» Instructions to follow
Copy all the data exactly, except the pictures.

» Supplied material
———

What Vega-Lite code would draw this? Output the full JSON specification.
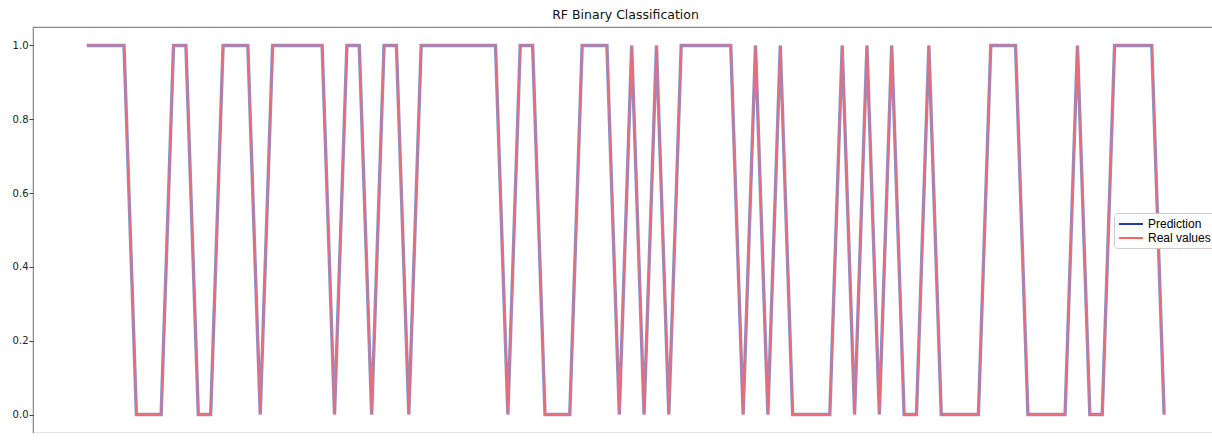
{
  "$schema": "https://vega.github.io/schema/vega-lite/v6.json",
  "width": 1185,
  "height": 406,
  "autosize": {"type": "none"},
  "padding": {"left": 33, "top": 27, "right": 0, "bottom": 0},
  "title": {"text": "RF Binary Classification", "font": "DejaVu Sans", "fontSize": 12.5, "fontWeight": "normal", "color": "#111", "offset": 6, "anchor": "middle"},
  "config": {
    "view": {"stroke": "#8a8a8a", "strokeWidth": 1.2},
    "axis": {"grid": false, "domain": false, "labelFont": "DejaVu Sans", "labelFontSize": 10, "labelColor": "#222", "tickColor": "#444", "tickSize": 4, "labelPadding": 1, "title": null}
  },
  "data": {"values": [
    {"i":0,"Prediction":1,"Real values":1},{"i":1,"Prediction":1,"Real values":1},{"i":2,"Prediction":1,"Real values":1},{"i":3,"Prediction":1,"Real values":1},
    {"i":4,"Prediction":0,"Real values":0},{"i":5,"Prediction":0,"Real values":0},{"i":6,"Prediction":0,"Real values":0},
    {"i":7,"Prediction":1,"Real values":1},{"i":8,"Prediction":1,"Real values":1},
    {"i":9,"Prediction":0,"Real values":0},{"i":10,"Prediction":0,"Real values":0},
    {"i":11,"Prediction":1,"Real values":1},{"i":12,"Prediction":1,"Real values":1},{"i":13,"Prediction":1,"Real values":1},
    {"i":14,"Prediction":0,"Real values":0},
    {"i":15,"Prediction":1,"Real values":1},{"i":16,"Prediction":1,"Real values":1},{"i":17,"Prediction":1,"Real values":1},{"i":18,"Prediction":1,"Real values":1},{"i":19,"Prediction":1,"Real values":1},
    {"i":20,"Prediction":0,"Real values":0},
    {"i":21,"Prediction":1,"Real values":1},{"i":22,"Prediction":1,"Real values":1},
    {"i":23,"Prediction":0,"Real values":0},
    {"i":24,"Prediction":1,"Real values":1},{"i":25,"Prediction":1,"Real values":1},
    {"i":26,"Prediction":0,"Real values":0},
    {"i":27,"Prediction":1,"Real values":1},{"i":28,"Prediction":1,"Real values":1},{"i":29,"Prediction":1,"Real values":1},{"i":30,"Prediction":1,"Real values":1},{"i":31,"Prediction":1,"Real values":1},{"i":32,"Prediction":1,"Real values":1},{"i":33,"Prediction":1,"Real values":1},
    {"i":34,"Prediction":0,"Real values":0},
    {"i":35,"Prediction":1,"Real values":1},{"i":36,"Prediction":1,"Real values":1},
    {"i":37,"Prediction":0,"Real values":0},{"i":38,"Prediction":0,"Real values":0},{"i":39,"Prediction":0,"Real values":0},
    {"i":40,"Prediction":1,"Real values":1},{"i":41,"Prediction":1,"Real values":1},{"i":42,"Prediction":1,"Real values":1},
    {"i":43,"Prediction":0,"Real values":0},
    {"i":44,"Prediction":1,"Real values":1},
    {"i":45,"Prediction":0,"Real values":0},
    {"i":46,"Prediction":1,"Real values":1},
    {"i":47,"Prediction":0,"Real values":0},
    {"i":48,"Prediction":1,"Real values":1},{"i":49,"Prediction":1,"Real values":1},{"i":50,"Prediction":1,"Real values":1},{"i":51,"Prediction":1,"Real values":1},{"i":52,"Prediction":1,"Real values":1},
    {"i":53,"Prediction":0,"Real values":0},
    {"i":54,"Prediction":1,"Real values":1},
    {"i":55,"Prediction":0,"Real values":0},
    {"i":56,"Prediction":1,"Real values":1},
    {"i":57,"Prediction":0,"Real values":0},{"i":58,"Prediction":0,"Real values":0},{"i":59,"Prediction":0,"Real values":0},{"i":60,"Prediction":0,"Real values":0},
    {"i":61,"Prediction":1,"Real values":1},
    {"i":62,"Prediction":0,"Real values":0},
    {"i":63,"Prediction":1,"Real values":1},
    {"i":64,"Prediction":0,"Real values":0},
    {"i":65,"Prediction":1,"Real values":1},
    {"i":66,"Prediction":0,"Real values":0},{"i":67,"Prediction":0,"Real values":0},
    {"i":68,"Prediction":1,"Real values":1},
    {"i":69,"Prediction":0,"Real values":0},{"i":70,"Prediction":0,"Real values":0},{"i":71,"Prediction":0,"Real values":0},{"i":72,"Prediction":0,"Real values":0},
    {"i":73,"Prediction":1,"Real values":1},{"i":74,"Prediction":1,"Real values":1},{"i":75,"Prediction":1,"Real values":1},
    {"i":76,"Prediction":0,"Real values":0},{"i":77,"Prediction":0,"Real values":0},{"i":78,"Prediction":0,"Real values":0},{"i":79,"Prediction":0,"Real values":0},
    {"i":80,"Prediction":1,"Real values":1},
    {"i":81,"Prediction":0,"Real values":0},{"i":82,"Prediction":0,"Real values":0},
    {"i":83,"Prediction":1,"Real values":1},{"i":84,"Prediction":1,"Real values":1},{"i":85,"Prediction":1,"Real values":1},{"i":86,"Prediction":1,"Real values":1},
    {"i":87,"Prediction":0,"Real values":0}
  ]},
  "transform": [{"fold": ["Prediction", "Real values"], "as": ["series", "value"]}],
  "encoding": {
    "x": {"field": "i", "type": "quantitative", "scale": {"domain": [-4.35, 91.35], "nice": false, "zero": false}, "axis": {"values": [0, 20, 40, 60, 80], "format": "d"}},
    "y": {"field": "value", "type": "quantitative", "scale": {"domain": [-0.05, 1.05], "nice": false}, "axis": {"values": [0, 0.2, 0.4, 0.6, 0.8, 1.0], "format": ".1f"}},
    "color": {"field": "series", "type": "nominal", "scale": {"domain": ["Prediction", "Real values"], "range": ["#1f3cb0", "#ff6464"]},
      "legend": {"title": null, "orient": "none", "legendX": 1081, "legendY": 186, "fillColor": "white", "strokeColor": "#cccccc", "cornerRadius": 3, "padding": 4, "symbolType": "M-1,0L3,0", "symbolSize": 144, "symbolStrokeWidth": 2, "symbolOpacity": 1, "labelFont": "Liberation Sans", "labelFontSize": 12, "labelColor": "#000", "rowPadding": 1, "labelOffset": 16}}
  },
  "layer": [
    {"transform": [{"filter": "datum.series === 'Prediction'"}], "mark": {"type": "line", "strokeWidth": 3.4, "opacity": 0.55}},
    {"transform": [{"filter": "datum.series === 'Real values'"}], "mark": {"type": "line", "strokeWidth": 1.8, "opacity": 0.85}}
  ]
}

———

» The answer
What Vega-Lite code would draw this? Output the full JSON specification.
{
  "$schema": "https://vega.github.io/schema/vega-lite/v6.json",
  "width": 1185,
  "height": 406,
  "autosize": {"type": "none"},
  "padding": {"left": 33, "top": 27, "right": 0, "bottom": 0},
  "title": {"text": "RF Binary Classification", "font": "DejaVu Sans", "fontSize": 12.5, "fontWeight": "normal", "color": "#111", "offset": 6, "anchor": "middle"},
  "config": {
    "view": {"stroke": "#8a8a8a", "strokeWidth": 1.2},
    "axis": {"grid": false, "domain": false, "labelFont": "DejaVu Sans", "labelFontSize": 10, "labelColor": "#222", "tickColor": "#444", "tickSize": 4, "labelPadding": 1, "title": null}
  },
  "data": {"values": [
    {"i":0,"Prediction":1,"Real values":1},{"i":1,"Prediction":1,"Real values":1},{"i":2,"Prediction":1,"Real values":1},{"i":3,"Prediction":1,"Real values":1},
    {"i":4,"Prediction":0,"Real values":0},{"i":5,"Prediction":0,"Real values":0},{"i":6,"Prediction":0,"Real values":0},
    {"i":7,"Prediction":1,"Real values":1},{"i":8,"Prediction":1,"Real values":1},
    {"i":9,"Prediction":0,"Real values":0},{"i":10,"Prediction":0,"Real values":0},
    {"i":11,"Prediction":1,"Real values":1},{"i":12,"Prediction":1,"Real values":1},{"i":13,"Prediction":1,"Real values":1},
    {"i":14,"Prediction":0,"Real values":0},
    {"i":15,"Prediction":1,"Real values":1},{"i":16,"Prediction":1,"Real values":1},{"i":17,"Prediction":1,"Real values":1},{"i":18,"Prediction":1,"Real values":1},{"i":19,"Prediction":1,"Real values":1},
    {"i":20,"Prediction":0,"Real values":0},
    {"i":21,"Prediction":1,"Real values":1},{"i":22,"Prediction":1,"Real values":1},
    {"i":23,"Prediction":0,"Real values":0},
    {"i":24,"Prediction":1,"Real values":1},{"i":25,"Prediction":1,"Real values":1},
    {"i":26,"Prediction":0,"Real values":0},
    {"i":27,"Prediction":1,"Real values":1},{"i":28,"Prediction":1,"Real values":1},{"i":29,"Prediction":1,"Real values":1},{"i":30,"Prediction":1,"Real values":1},{"i":31,"Prediction":1,"Real values":1},{"i":32,"Prediction":1,"Real values":1},{"i":33,"Prediction":1,"Real values":1},
    {"i":34,"Prediction":0,"Real values":0},
    {"i":35,"Prediction":1,"Real values":1},{"i":36,"Prediction":1,"Real values":1},
    {"i":37,"Prediction":0,"Real values":0},{"i":38,"Prediction":0,"Real values":0},{"i":39,"Prediction":0,"Real values":0},
    {"i":40,"Prediction":1,"Real values":1},{"i":41,"Prediction":1,"Real values":1},{"i":42,"Prediction":1,"Real values":1},
    {"i":43,"Prediction":0,"Real values":0},
    {"i":44,"Prediction":1,"Real values":1},
    {"i":45,"Prediction":0,"Real values":0},
    {"i":46,"Prediction":1,"Real values":1},
    {"i":47,"Prediction":0,"Real values":0},
    {"i":48,"Prediction":1,"Real values":1},{"i":49,"Prediction":1,"Real values":1},{"i":50,"Prediction":1,"Real values":1},{"i":51,"Prediction":1,"Real values":1},{"i":52,"Prediction":1,"Real values":1},
    {"i":53,"Prediction":0,"Real values":0},
    {"i":54,"Prediction":1,"Real values":1},
    {"i":55,"Prediction":0,"Real values":0},
    {"i":56,"Prediction":1,"Real values":1},
    {"i":57,"Prediction":0,"Real values":0},{"i":58,"Prediction":0,"Real values":0},{"i":59,"Prediction":0,"Real values":0},{"i":60,"Prediction":0,"Real values":0},
    {"i":61,"Prediction":1,"Real values":1},
    {"i":62,"Prediction":0,"Real values":0},
    {"i":63,"Prediction":1,"Real values":1},
    {"i":64,"Prediction":0,"Real values":0},
    {"i":65,"Prediction":1,"Real values":1},
    {"i":66,"Prediction":0,"Real values":0},{"i":67,"Prediction":0,"Real values":0},
    {"i":68,"Prediction":1,"Real values":1},
    {"i":69,"Prediction":0,"Real values":0},{"i":70,"Prediction":0,"Real values":0},{"i":71,"Prediction":0,"Real values":0},{"i":72,"Prediction":0,"Real values":0},
    {"i":73,"Prediction":1,"Real values":1},{"i":74,"Prediction":1,"Real values":1},{"i":75,"Prediction":1,"Real values":1},
    {"i":76,"Prediction":0,"Real values":0},{"i":77,"Prediction":0,"Real values":0},{"i":78,"Prediction":0,"Real values":0},{"i":79,"Prediction":0,"Real values":0},
    {"i":80,"Prediction":1,"Real values":1},
    {"i":81,"Prediction":0,"Real values":0},{"i":82,"Prediction":0,"Real values":0},
    {"i":83,"Prediction":1,"Real values":1},{"i":84,"Prediction":1,"Real values":1},{"i":85,"Prediction":1,"Real values":1},{"i":86,"Prediction":1,"Real values":1},
    {"i":87,"Prediction":0,"Real values":0}
  ]},
  "transform": [{"fold": ["Prediction", "Real values"], "as": ["series", "value"]}],
  "encoding": {
    "x": {"field": "i", "type": "quantitative", "scale": {"domain": [-4.35, 91.35], "nice": false, "zero": false}, "axis": {"values": [0, 20, 40, 60, 80], "format": "d"}},
    "y": {"field": "value", "type": "quantitative", "scale": {"domain": [-0.05, 1.05], "nice": false}, "axis": {"values": [0, 0.2, 0.4, 0.6, 0.8, 1.0], "format": ".1f"}},
    "color": {"field": "series", "type": "nominal", "scale": {"domain": ["Prediction", "Real values"], "range": ["#1f3cb0", "#ff6464"]},
      "legend": {"title": null, "orient": "none", "legendX": 1081, "legendY": 186, "fillColor": "white", "strokeColor": "#cccccc", "cornerRadius": 3, "padding": 4, "symbolType": "M-1,0L3,0", "symbolSize": 144, "symbolStrokeWidth": 2, "symbolOpacity": 1, "labelFont": "Liberation Sans", "labelFontSize": 12, "labelColor": "#000", "rowPadding": 1, "labelOffset": 16}}
  },
  "layer": [
    {"transform": [{"filter": "datum.series === 'Prediction'"}], "mark": {"type": "line", "strokeWidth": 3.4, "opacity": 0.55}},
    {"transform": [{"filter": "datum.series === 'Real values'"}], "mark": {"type": "line", "strokeWidth": 1.8, "opacity": 0.85}}
  ]
}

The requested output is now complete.